I am in a band, and on Halloween evening we played at one of my favorite restaurants in central Arkansas, Toad Suck Buck’s restaurant. Members of the band had an informal understanding that we might … just might … come dressed for the occasion, in costumes. I forgot all about it and came as I ordinarily would, in a cardigan sweater, slacks, and a dress shirt. As I set up, I asked a fellow band member, Allen Dixon, if he could guess who I was. He teasingly responded, Mister Rogers. We laughed.
What was funny to us? I think part of it is that no one dresses up on Halloween to look, well, nice and kind and forgiving. Halloween is for being edgy.
But part of it may also be that the whole idea of being nice and kind, without apology and pretense, is not exactly fashionable in today’s world. We feel like we are supposed to be hip or powerful or extravagant or rough-edged or at least unique and different. We want people to notice us. This is symptomatic of a celebrity culture in which everyone wants to be famous, at least for five minutes.
But isn’t there something good and beautiful about not needing to be hip or powerful or flashy or even unique? Isn’t there something life-enhancing about dressing in ways that make other people feel comfortable, not provoked, in our presence?
I’m spending a lot of time at a local mosque these days, helping teach courses on the world’s religions. The aim of this mosque is to be a community center for the general public. They’ve invited me to lead a course called Exploring the World’s Religions in which anyone from the public can learn about, and consider what they might learn from, the many ways of the world.
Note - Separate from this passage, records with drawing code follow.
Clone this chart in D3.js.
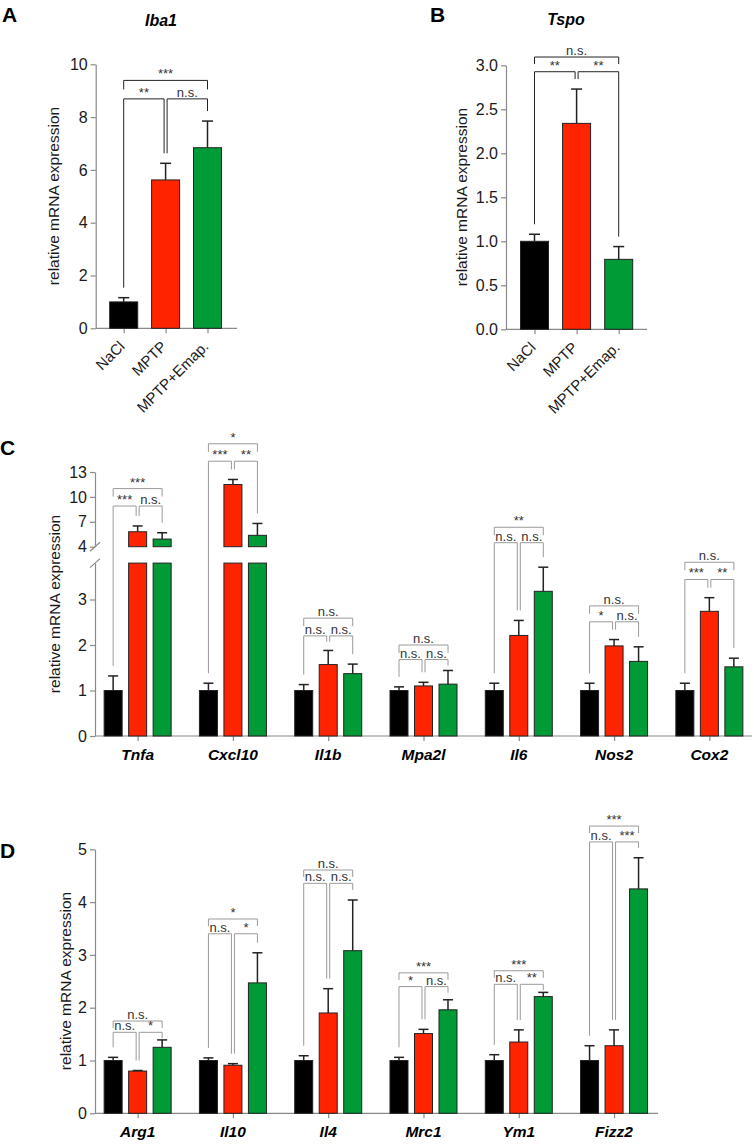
<!DOCTYPE html>
<html><head><meta charset="utf-8">
<script src="https://cdn.jsdelivr.net/npm/d3@7"></script>
<style>body{margin:0;background:#fff}svg{display:block}</style>
</head><body><svg id="chart"></svg>
<script>
// ---------------- DATA ----------------
const groups = ["NaCl", "MPTP", "MPTP+Emap."];

// Panel A – Iba1
const iba1Mean = [1.0, 5.62, 6.84];
const iba1Sem = [0.16, 0.63, 1.01];
const iba1Ticks = [0, 2, 4, 6, 8, 10];
const iba1Sig = ["**", "n.s.", "***"];
const iba1SigLevels = [8.69, 9.39];

// Panel B – Tspo
const tspoMean = [1.0, 2.34, 0.795];
const tspoSem = [0.08, 0.39, 0.145];
const tspoTicks = [0, 0.5, 1.0, 1.5, 2.0, 2.5, 3.0];
const tspoSig = ["**", "**", "n.s."];
const tspoSigLevels = [2.927, 3.094];

// Panel C – pro-inflammatory genes
const genesC = ["Tnfa", "Cxcl10", "Il1b", "Mpa2l", "Il6", "Nos2", "Cox2"];
const cNaCl = [1, 1, 1, 1, 1, 1, 1];
const cNaClSem = [0.32, 0.16, 0.13, 0.08, 0.16, 0.16, 0.16];
const cMPTP = [5.8, 11.49, 1.57, 1.1, 2.21, 1.98, 2.74];
const cMPTPSem = [0.7, 0.61, 0.31, 0.08, 0.33, 0.14, 0.30];
const cEmap = [4.92, 5.37, 1.37, 1.14, 3.18, 1.64, 1.52];
const cEmapSem = [0.76, 1.43, 0.21, 0.30, 0.53, 0.32, 0.19];
const cTicksLow = [0, 1, 2, 3];
const cTicksHigh = [4, 7, 10, 13];
const cSig = [["***", "n.s.", "***"], ["***", "**", "*"], ["n.s.", "n.s.", "n.s."],
              ["n.s.", "n.s.", "n.s."], ["n.s.", "n.s.", "**"], ["*", "n.s.", "n.s."], ["***", "**", "n.s."]];
const cSigLevels = [[8.9, 11.0], [14.3, 16.4], [2.2, 2.59], [1.68, 2.0], [4.48, 6.34], [2.51, 2.86], [3.44, 3.81]];

// Panel D – anti-inflammatory genes
const genesD = ["Arg1", "Il10", "Il4", "Mrc1", "Ym1", "Fizz2"];
const dNaCl = [1, 1, 1, 1, 1, 1];
const dNaClSem = [0.06, 0.05, 0.09, 0.06, 0.11, 0.28];
const dMPTP = [0.8, 0.91, 1.9, 1.51, 1.35, 1.28];
const dMPTPSem = [0.01, 0.03, 0.46, 0.08, 0.23, 0.30];
const dEmap = [1.25, 2.47, 3.08, 1.96, 2.21, 4.25];
const dEmapSem = [0.14, 0.57, 0.96, 0.19, 0.08, 0.59];
const dTicks = [0, 1, 2, 3, 4, 5];
const dSig = [["n.s.", "*", "n.s."], ["n.s.", "*", "*"], ["n.s.", "n.s.", "n.s."],
              ["*", "n.s.", "***"], ["n.s.", "**", "***"], ["n.s.", "***", "***"]];
const dSigLevels = [[1.534, 1.748], [3.40, 3.68], [4.356, 4.608], [2.40, 2.66], [2.443, 2.70], [5.14, 5.44]];

const yLabel = "relative mRNA expression";

// ---------------- STYLE ----------------
const FONT = '"Liberation Sans", Arial, Helvetica, sans-serif';
const barColors = ["#000000", "#ff2400", "#009a36"];
const axisColor = "#8a8a8a";
const textColor = "#1a1a1a";

const svg = d3.select("#chart").attr("width", 754).attr("height", 1148)
  .style("font-family", FONT);

function yAxis(scale, ticks, x, fmt) {
  const ax = d3.axisLeft(scale).tickValues(ticks).tickSize(5).tickSizeOuter(0).tickPadding(3)
    .tickFormat(fmt || (d => d));
  const a = svg.append("g").attr("transform", `translate(${x},0)`).call(ax);
  a.select(".domain").attr("stroke", axisColor).attr("stroke-width", 1.2);
  a.selectAll(".tick line").attr("stroke", axisColor).attr("stroke-width", 1.2);
  a.selectAll(".tick text").attr("font-size", 16).attr("font-family", FONT).attr("fill", textColor);
  return a;
}
function xAxis(scale, y, x0, x1) {
  svg.append("line").attr("x1", x0).attr("x2", x1).attr("y1", y).attr("y2", y)
    .attr("stroke", axisColor).attr("stroke-width", 1.2);
  const a = svg.append("g").attr("transform", `translate(0,${y})`)
    .call(d3.axisBottom(scale).tickSize(5).tickSizeOuter(0).tickFormat(""));
  a.select(".domain").remove();
  a.selectAll(".tick line").attr("stroke", axisColor).attr("stroke-width", 1.2);
}
function yTitle(x, y) {
  svg.append("text").attr("transform", `translate(${x},${y}) rotate(-90)`)
    .attr("text-anchor", "middle").attr("font-size", 15.5).attr("fill", textColor).text(yLabel);
}
// bars: records {cx, v, sem, color}; segments: [{lo,hi,scale}]
function drawBars(recs, yf, segments, bw, capW) {
  const g = svg.append("g");
  recs.forEach(r => {
    segments.forEach(s => {
      if (r.v <= s.lo) return;
      const top = s.scale(Math.min(r.v, s.hi));
      const bot = s.scale(s.lo);
      g.append("rect").attr("x", r.cx - bw / 2).attr("y", top).attr("width", bw).attr("height", bot - top)
        .attr("fill", r.color).attr("stroke", "#222").attr("stroke-width", 1);
    });
    const y0 = yf(r.v), y1 = yf(r.v + r.sem);
    g.append("line").attr("x1", r.cx).attr("x2", r.cx).attr("y1", y0).attr("y2", y1)
      .attr("stroke", "#222").attr("stroke-width", 1.5);
    g.append("line").attr("x1", r.cx - capW / 2).attr("x2", r.cx + capW / 2).attr("y1", y1).attr("y2", y1)
      .attr("stroke", "#222").attr("stroke-width", 1.5);
  });
}
// significance brackets
function drawSig(xs, errTops, labels, lowY, topY, color, topLeg) {
  const g = svg.append("g").attr("fill", "none").attr("stroke", color).attr("stroke-width", 1);
  const leg = i => Math.max(errTops[i] - 10, lowY + 6);
  const h = 1.5;
  g.append("path").attr("d", `M${xs[0]},${leg(0)}V${lowY}H${xs[1] - h}V${leg(1)}`);
  g.append("path").attr("d", `M${xs[1] + h},${leg(1)}V${lowY}H${xs[2]}V${leg(2)}`);
  g.append("path").attr("d", `M${xs[0]},${topY + topLeg}V${topY}H${xs[2]}V${topY + topLeg}`);
  const t = svg.append("g").attr("font-size", 13).attr("fill", "#333").attr("text-anchor", "middle");
  t.append("text").attr("x", (xs[0] + xs[1] - h) / 2).attr("y", lowY - 2).text(labels[0]);
  t.append("text").attr("x", (xs[1] + h + xs[2]) / 2).attr("y", lowY - 2).text(labels[1]);
  t.append("text").attr("x", (xs[0] + xs[2]) / 2).attr("y", topY - 2).text(labels[2]);
}
function panelLetter(s, x, y) {
  svg.append("text").attr("x", x).attr("y", y).attr("font-size", 21).attr("font-weight", "bold")
    .attr("fill", "#000").text(s);
}
function title(s, x, y) {
  svg.append("text").attr("x", x).attr("y", y).attr("font-size", 16).attr("font-weight", "bold")
    .attr("font-style", "italic").attr("text-anchor", "middle").attr("fill", "#000").text(s);
}
function rotatedLabels(scale, y) {
  scale.domain().forEach(d => {
    svg.append("text").attr("transform", `translate(${scale(d) + 2},${y + 19}) rotate(-45)`)
      .attr("text-anchor", "end").attr("font-size", 15).attr("fill", textColor).text(d);
  });
}
function geneLabels(scale, y) {
  scale.domain().forEach(d => {
    svg.append("text").attr("x", scale(d)).attr("y", y + 24).attr("text-anchor", "middle")
      .attr("font-size", 15.5).attr("font-weight", "bold").attr("font-style", "italic")
      .attr("fill", "#000").text(d);
  });
}

// ---------------- PANEL A ----------------
{
  const y = d3.scaleLinear().domain([0, 10]).range([328.3, 64.3]);
  const x = d3.scalePoint().domain(groups).range([102.75, 228.45]).padding(0.5);
  panelLetter("A", 2, 22);
  title("Iba1", 161, 26);
  yAxis(y, iba1Ticks, 95.7);
  xAxis(x, y(0), 95.7, 237);
  yTitle(59, 196);
  const recs = groups.map((gname, i) => ({ cx: x(gname), v: iba1Mean[i], sem: iba1Sem[i], color: barColors[i] }));
  drawBars(recs, y, [{ lo: 0, hi: Infinity, scale: y }], 28, 11);
  drawSig(groups.map(x), recs.map(r => y(r.v + r.sem)), iba1Sig, y(iba1SigLevels[0]), y(iba1SigLevels[1]), "#222", 9);
  rotatedLabels(x, y(0));
}

// ---------------- PANEL B ----------------
{
  const y = d3.scaleLinear().domain([0, 3]).range([329.3, 65.3]);
  const x = d3.scalePoint().domain(groups).range([513.45, 639.75]).padding(0.5);
  panelLetter("B", 430, 22);
  title("Tspo", 566, 25);
  yAxis(y, tspoTicks, 506, d3.format(".1f"));
  xAxis(x, y(0), 506, 647);
  yTitle(467, 197);
  const recs = groups.map((gname, i) => ({ cx: x(gname), v: tspoMean[i], sem: tspoSem[i], color: barColors[i] }));
  drawBars(recs, y, [{ lo: 0, hi: Infinity, scale: y }], 28, 11);
  drawSig(groups.map(x), recs.map(r => y(r.v + r.sem)), tspoSig, y(tspoSigLevels[0]), y(tspoSigLevels[1]), "#222", 7);
  rotatedLabels(x, y(0));
}

// ---------------- PANEL C ----------------
{
  const yLow = d3.scaleLinear().domain([0, 3.8]).range([736, 563.1]);
  const yHigh = d3.scaleLinear().domain([4, 13]).range([546.7, 472]);
  const yf = v => v <= 3.8 ? yLow(v) : v >= 4 ? yHigh(v)
    : yLow(3.8) + (v - 3.8) / 0.2 * (yHigh(4) - yLow(3.8));
  const x = d3.scalePoint().domain(genesC).range([90, 757]).padding(0.5);
  const inner = d3.scalePoint().domain(groups).range([-24.5, 24.5]);
  panelLetter("C", 0, 455);
  yAxis(yLow, cTicksLow, 95);
  yAxis(yHigh, cTicksHigh, 95);
  [yHigh(4), yLow(3.8)].forEach(yy => {
    svg.append("line").attr("x1", 90).attr("x2", 100).attr("y1", yy + 4.5).attr("y2", yy - 4.5)
      .attr("stroke", axisColor).attr("stroke-width", 1.2);
  });
  xAxis(x, yLow(0), 95, 752);
  yTitle(60, 604);
  const series = [[cNaCl, cNaClSem], [cMPTP, cMPTPSem], [cEmap, cEmapSem]];
  genesC.forEach((gene, gi) => {
    const recs = groups.map((gname, si) => ({
      cx: x(gene) + inner(gname), v: series[si][0][gi], sem: series[si][1][gi], color: barColors[si]
    }));
    drawBars(recs, yf, [{ lo: 0, hi: 3.8, scale: yLow }, { lo: 4, hi: Infinity, scale: yHigh }], 18, 10);
    drawSig(recs.map(r => r.cx), recs.map(r => yf(r.v + r.sem)), cSig[gi],
      yf(cSigLevels[gi][0]), yf(cSigLevels[gi][1]), "#9a9a9a", 8);
  });
  geneLabels(x, yLow(0));
}

// ---------------- PANEL D ----------------
{
  const y = d3.scaleLinear().domain([0, 5]).range([1113.3, 849.3]);
  const x = d3.scalePoint().domain(genesD).range([90, 661.7]).padding(0.5);
  const inner = d3.scalePoint().domain(groups).range([-24.5, 24.5]);
  panelLetter("D", 0, 858);
  yAxis(y, dTicks, 95);
  xAxis(x, y(0), 95, 658);
  yTitle(71, 981);
  const series = [[dNaCl, dNaClSem], [dMPTP, dMPTPSem], [dEmap, dEmapSem]];
  genesD.forEach((gene, gi) => {
    const recs = groups.map((gname, si) => ({
      cx: x(gene) + inner(gname), v: series[si][0][gi], sem: series[si][1][gi], color: barColors[si]
    }));
    drawBars(recs, y, [{ lo: 0, hi: Infinity, scale: y }], 18, 10);
    drawSig(recs.map(r => r.cx), recs.map(r => y(r.v + r.sem)), dSig[gi],
      y(dSigLevels[gi][0]), y(dSigLevels[gi][1]), "#9a9a9a", 7);
  });
  geneLabels(x, y(0));
}
</script></body></html>
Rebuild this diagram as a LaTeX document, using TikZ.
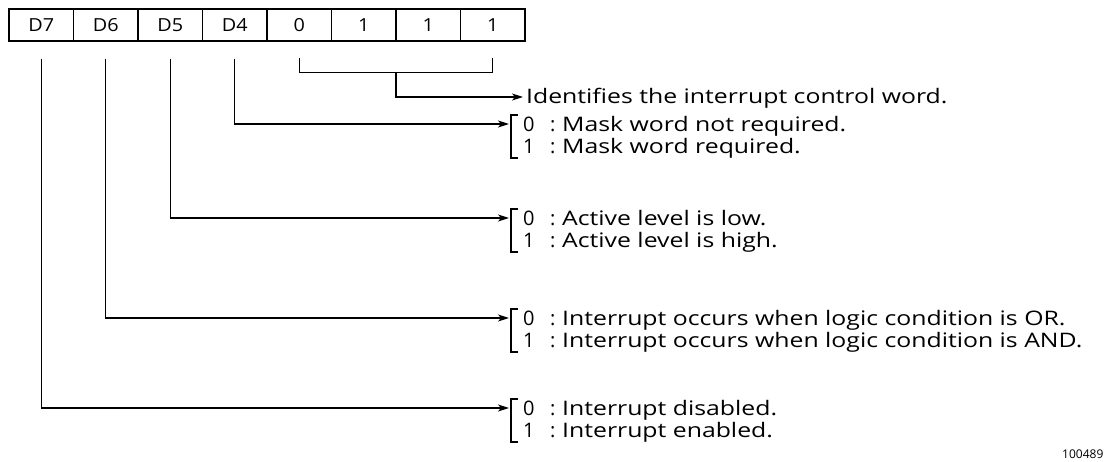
\documentclass[tikz,border=0pt]{standalone}
\usepackage{fontspec}
\usepackage{graphicx}
\setmainfont{Open Sans}
\usetikzlibrary{arrows.meta,calc}
\newcommand{\wide}[1]{\scalebox{1.24}[1]{#1}}
\newcommand{\optline}[2]{\makebox[27pt][l]{#1}\makebox[12pt][l]{:}\wide{#2}}
\begin{document}
\begin{tikzpicture}[x=1pt,y=-1pt,
  cell/.style={draw,line width=1.2pt,minimum width=64.5pt,minimum height=32pt,inner sep=0pt,font=\fontsize{18}{20}\selectfont},
  ln/.style={line width=1.2pt},
  arr/.style={line width=1.2pt,-{Stealth[length=11pt,width=7pt,inset=3pt]}},
  txt/.style={anchor=base west,inner sep=0pt,font=\fontsize{20}{22}\selectfont},
  brk/.style={line width=1.1pt}]
\useasboundingbox (0,0) rectangle (1112,462);
% register cells
\foreach \n/\t [count=\i from 0] in {b7/D7,b6/D6,b5/D5,b4/D4,b3/0,b2/1,b1/1,b0/1}
  \node[cell] (\n) at (9+64.5*\i+32.25,25) {\scalebox{1.1}[1]{\t}};
% identification bracket
\coordinate (idl) at ($(b3.south)+(0,16)$);
\coordinate (idr) at ($(b0.south)+(0,16)$);
\draw[ln] (idl) -- ++(0,15) coordinate (idlb) -- (idlb -| idr) -- (idr);
\coordinate (idm) at ($(idlb)!0.5!(idlb -| idr)$);
\node[txt] (idt) at (526,104) {\wide{Identifies the interrupt control word.}};
\draw[arr] (idm) |- ([xshift=-3pt]idt.west |- 0,97);
% groups
\foreach \b/\y/\za/\zb in {b4/124/Mask word not required./Mask word required.,
                           b5/218/Active level is low./Active level is high.,
                           b6/318/Interrupt occurs when logic condition is OR./Interrupt occurs when logic condition is AND.,
                           b7/408/Interrupt disabled./Interrupt enabled.}{
  \draw[brk] (518,\y-9) -- (511,\y-9) -- (511,\y+34) -- (518,\y+34);
  \coordinate (t\b) at (509,\y);
  \node[txt] (l0\b) at (523,\y+8) {\optline{0}{\za}};
  \node[txt] (l1\b) at (523,\y+30) {\optline{1}{\zb}};
  \draw[arr] ($(\b.south)+(0,17)$) |- (t\b);
}
\node[anchor=base west,inner sep=0pt,font=\fontsize{12}{14}\selectfont] (code) at (1062,459) {100489};
\end{tikzpicture}
\end{document}
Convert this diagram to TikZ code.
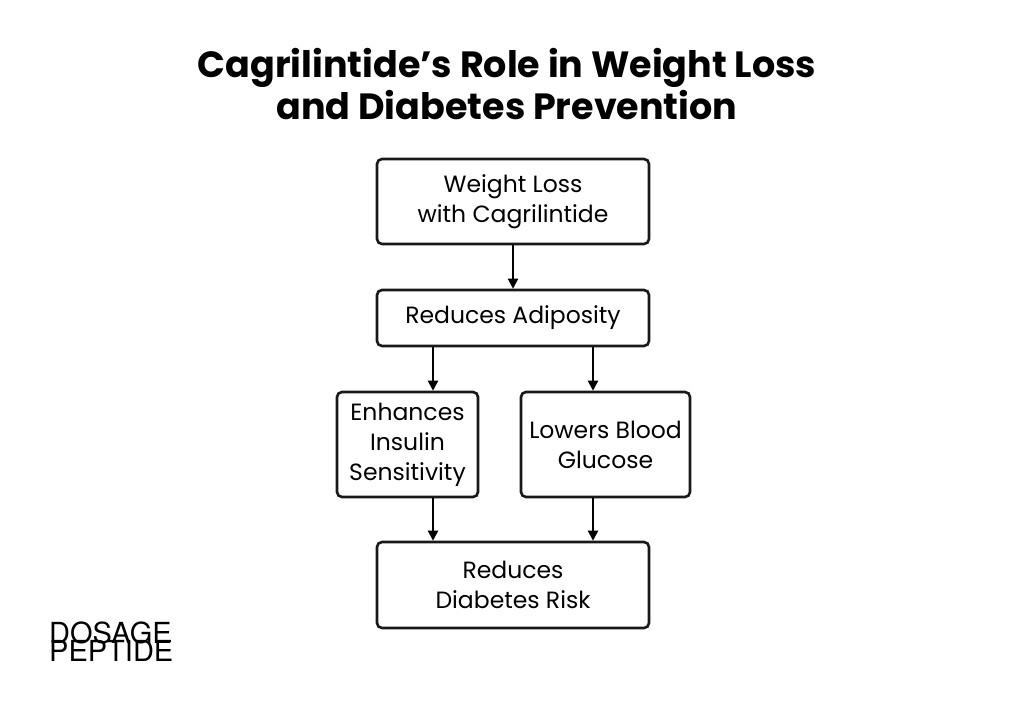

It’s no accident then, that as I think about how Mister Rogers dressed, I also think about my friends at the mosque. I think about Islam with its teaching that women and men should dress modestly in public, and its idea that the very Soul of the universe, God, advises us to dress modestly so that we live from the all-compassionate center of life, not from the ego. I think of my more conservative Jewish and Christian friends who dress modestly for similar reasons. The aim of modest dressing, as I understand it, is not for purity of heart alone. It for being a welcoming presence to others: a presence who is not always about "me" or "I."
But let me be honest. I love flashy dressing, too. I enjoy being in the presence of people wearing colorful clothing that grabs the eye. I think there is a place in life for ebullience, for zeal, for zest for life. I think there’s a place in life for revealing skin, too, which means that I wouldn’t be a very good Muslim.
But I also know that dressing-for-attention can simultaneously reveal a pathology of the heart, a need to be noticed, that ultimately cuts against what life is all about: living from the Center in a spirit of love. So I find myself these days drawn to the emphasis on modesty found in Islam.
I realize that how we dress is our way of making a statement to the world: a statement of who we are or at least who we want to become. If we want to become kinder and more forgiving, more welcoming and inwardly free, would it not be good if, each in our own way, we dress modestly for love’s sake?
Wouldn’t modest dressing itself be a statement we make to ourselves and to the world, saying something like: "We are all precious and we do not need to be extravagant to be lovable." I can’t help but think that this would be very freeing, very liberating, very life-enhancing. Just what God loves.